Stored data:
---+---

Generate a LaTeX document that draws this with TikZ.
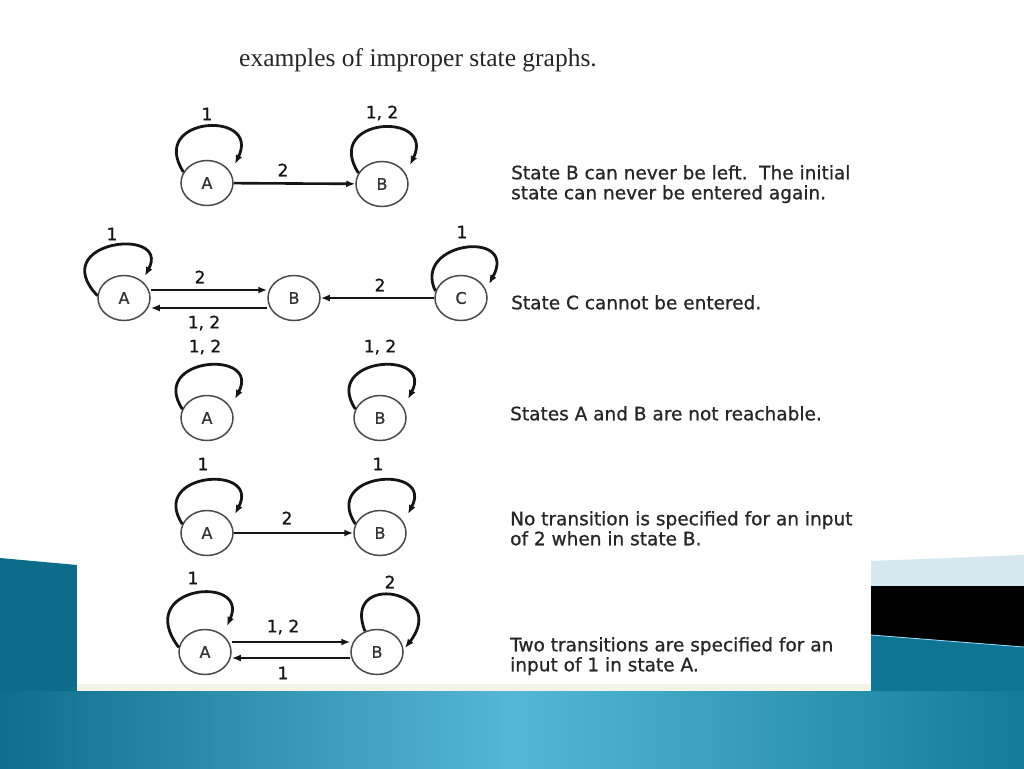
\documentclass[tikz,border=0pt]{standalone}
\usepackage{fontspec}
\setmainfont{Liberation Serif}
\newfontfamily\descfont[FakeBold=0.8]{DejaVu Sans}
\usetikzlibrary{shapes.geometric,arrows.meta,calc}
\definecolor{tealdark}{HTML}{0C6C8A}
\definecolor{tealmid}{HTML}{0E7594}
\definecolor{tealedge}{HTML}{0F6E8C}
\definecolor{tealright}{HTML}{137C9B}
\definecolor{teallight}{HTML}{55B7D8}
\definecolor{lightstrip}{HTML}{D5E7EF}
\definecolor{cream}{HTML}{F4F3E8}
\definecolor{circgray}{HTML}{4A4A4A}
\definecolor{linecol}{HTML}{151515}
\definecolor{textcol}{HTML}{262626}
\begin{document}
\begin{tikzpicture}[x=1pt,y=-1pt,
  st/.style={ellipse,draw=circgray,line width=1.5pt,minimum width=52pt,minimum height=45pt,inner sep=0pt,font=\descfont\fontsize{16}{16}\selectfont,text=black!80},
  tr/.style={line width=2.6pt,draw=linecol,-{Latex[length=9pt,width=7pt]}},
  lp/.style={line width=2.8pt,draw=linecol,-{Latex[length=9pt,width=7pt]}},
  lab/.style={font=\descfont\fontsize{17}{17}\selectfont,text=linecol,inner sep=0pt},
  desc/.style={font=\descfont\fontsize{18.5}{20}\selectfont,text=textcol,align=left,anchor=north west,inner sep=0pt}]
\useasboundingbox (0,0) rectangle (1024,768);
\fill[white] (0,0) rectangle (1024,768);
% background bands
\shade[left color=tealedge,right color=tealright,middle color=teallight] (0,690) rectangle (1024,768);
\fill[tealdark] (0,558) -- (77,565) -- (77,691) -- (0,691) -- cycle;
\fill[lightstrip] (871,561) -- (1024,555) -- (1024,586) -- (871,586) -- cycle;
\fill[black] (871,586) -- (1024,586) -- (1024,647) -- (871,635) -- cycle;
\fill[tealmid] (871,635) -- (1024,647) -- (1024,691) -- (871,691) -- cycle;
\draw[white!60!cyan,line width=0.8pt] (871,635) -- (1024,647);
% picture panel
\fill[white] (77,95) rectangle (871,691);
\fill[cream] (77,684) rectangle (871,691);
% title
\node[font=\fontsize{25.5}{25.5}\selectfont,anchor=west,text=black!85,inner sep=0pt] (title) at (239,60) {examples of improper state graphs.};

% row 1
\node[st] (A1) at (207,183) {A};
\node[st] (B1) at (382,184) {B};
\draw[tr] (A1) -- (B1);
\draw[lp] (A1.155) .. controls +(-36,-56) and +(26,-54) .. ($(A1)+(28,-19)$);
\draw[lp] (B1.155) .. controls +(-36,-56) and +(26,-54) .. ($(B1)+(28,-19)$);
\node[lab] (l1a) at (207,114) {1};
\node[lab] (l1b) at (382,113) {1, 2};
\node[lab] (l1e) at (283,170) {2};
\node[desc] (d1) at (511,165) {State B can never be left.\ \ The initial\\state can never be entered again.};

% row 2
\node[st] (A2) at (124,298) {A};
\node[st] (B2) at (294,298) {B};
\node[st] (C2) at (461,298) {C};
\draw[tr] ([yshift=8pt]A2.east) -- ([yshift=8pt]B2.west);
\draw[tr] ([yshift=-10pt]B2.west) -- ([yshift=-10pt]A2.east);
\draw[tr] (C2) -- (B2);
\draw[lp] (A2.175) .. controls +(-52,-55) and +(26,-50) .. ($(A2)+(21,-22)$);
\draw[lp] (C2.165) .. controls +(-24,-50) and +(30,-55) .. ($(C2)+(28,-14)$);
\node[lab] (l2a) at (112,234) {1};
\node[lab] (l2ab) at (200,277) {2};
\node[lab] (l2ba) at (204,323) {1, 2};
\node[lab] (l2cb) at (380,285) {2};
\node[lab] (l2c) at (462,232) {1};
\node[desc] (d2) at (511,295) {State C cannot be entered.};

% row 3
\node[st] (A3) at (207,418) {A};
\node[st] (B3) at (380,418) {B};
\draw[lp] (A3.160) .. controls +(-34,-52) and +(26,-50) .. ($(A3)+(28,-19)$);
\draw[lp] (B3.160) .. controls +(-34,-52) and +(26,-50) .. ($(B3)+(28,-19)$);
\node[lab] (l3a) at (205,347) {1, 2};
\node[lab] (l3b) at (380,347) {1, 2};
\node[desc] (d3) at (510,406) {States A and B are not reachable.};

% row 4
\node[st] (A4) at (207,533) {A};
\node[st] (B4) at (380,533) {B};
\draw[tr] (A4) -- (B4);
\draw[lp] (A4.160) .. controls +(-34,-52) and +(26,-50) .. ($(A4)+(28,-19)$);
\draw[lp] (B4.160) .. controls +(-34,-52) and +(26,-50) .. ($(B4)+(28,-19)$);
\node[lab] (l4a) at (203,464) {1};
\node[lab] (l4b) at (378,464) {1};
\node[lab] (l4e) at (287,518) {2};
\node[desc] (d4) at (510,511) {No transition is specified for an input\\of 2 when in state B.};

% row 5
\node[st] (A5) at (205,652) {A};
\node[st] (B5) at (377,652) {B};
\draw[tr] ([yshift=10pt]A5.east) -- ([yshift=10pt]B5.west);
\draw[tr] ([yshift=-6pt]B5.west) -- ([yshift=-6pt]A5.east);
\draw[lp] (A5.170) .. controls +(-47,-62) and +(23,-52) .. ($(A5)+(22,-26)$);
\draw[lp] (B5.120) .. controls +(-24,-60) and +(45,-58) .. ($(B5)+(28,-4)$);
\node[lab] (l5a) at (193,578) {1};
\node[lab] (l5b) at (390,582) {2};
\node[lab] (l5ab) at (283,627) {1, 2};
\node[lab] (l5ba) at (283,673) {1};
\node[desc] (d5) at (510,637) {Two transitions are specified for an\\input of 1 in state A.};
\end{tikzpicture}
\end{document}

---+---

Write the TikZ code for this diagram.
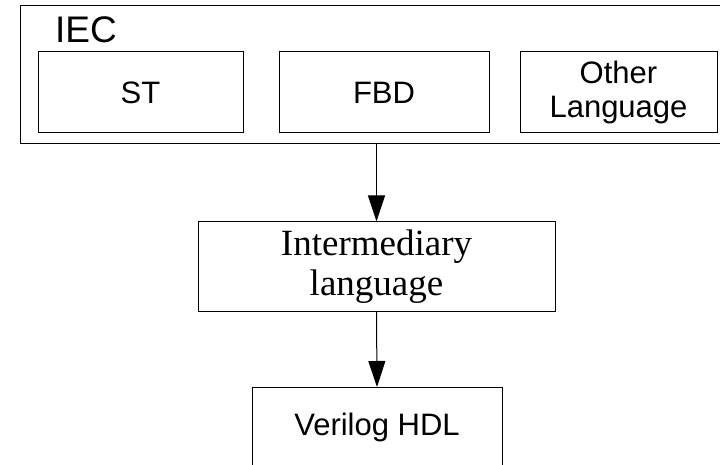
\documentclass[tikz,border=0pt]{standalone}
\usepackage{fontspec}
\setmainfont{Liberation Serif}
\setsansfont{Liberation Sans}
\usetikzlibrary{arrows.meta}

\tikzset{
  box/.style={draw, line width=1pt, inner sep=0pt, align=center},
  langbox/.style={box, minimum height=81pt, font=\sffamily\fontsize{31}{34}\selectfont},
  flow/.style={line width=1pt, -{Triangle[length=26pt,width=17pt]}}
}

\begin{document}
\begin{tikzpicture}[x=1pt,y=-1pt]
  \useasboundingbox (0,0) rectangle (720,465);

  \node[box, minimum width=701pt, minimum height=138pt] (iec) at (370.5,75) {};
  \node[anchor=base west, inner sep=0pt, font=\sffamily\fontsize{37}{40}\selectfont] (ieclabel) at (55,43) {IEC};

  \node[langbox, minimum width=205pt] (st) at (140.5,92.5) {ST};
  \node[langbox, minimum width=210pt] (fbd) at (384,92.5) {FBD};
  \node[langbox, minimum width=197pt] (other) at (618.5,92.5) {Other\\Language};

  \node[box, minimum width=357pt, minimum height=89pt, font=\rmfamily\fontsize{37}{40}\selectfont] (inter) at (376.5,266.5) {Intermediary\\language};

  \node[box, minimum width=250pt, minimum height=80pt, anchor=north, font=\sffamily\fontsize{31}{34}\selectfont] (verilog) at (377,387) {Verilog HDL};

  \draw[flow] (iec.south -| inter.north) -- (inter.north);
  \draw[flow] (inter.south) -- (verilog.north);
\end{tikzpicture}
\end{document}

---+---

WHAT THE TASK REQUIRES: Beginning with the line above that contains "Write the TikZ code for this diagram." and finishing with the line that contains "(ieclabel) at (55,43)", print those lines exactly and only. Skip all pictures.

SOLUTION FOR THIS TASK:
Write the TikZ code for this diagram.
\documentclass[tikz,border=0pt]{standalone}
\usepackage{fontspec}
\setmainfont{Liberation Serif}
\setsansfont{Liberation Sans}
\usetikzlibrary{arrows.meta}

\tikzset{
  box/.style={draw, line width=1pt, inner sep=0pt, align=center},
  langbox/.style={box, minimum height=81pt, font=\sffamily\fontsize{31}{34}\selectfont},
  flow/.style={line width=1pt, -{Triangle[length=26pt,width=17pt]}}
}

\begin{document}
\begin{tikzpicture}[x=1pt,y=-1pt]
  \useasboundingbox (0,0) rectangle (720,465);

  \node[box, minimum width=701pt, minimum height=138pt] (iec) at (370.5,75) {};
  \node[anchor=base west, inner sep=0pt, font=\sffamily\fontsize{37}{40}\selectfont] (ieclabel) at (55,43) {IEC};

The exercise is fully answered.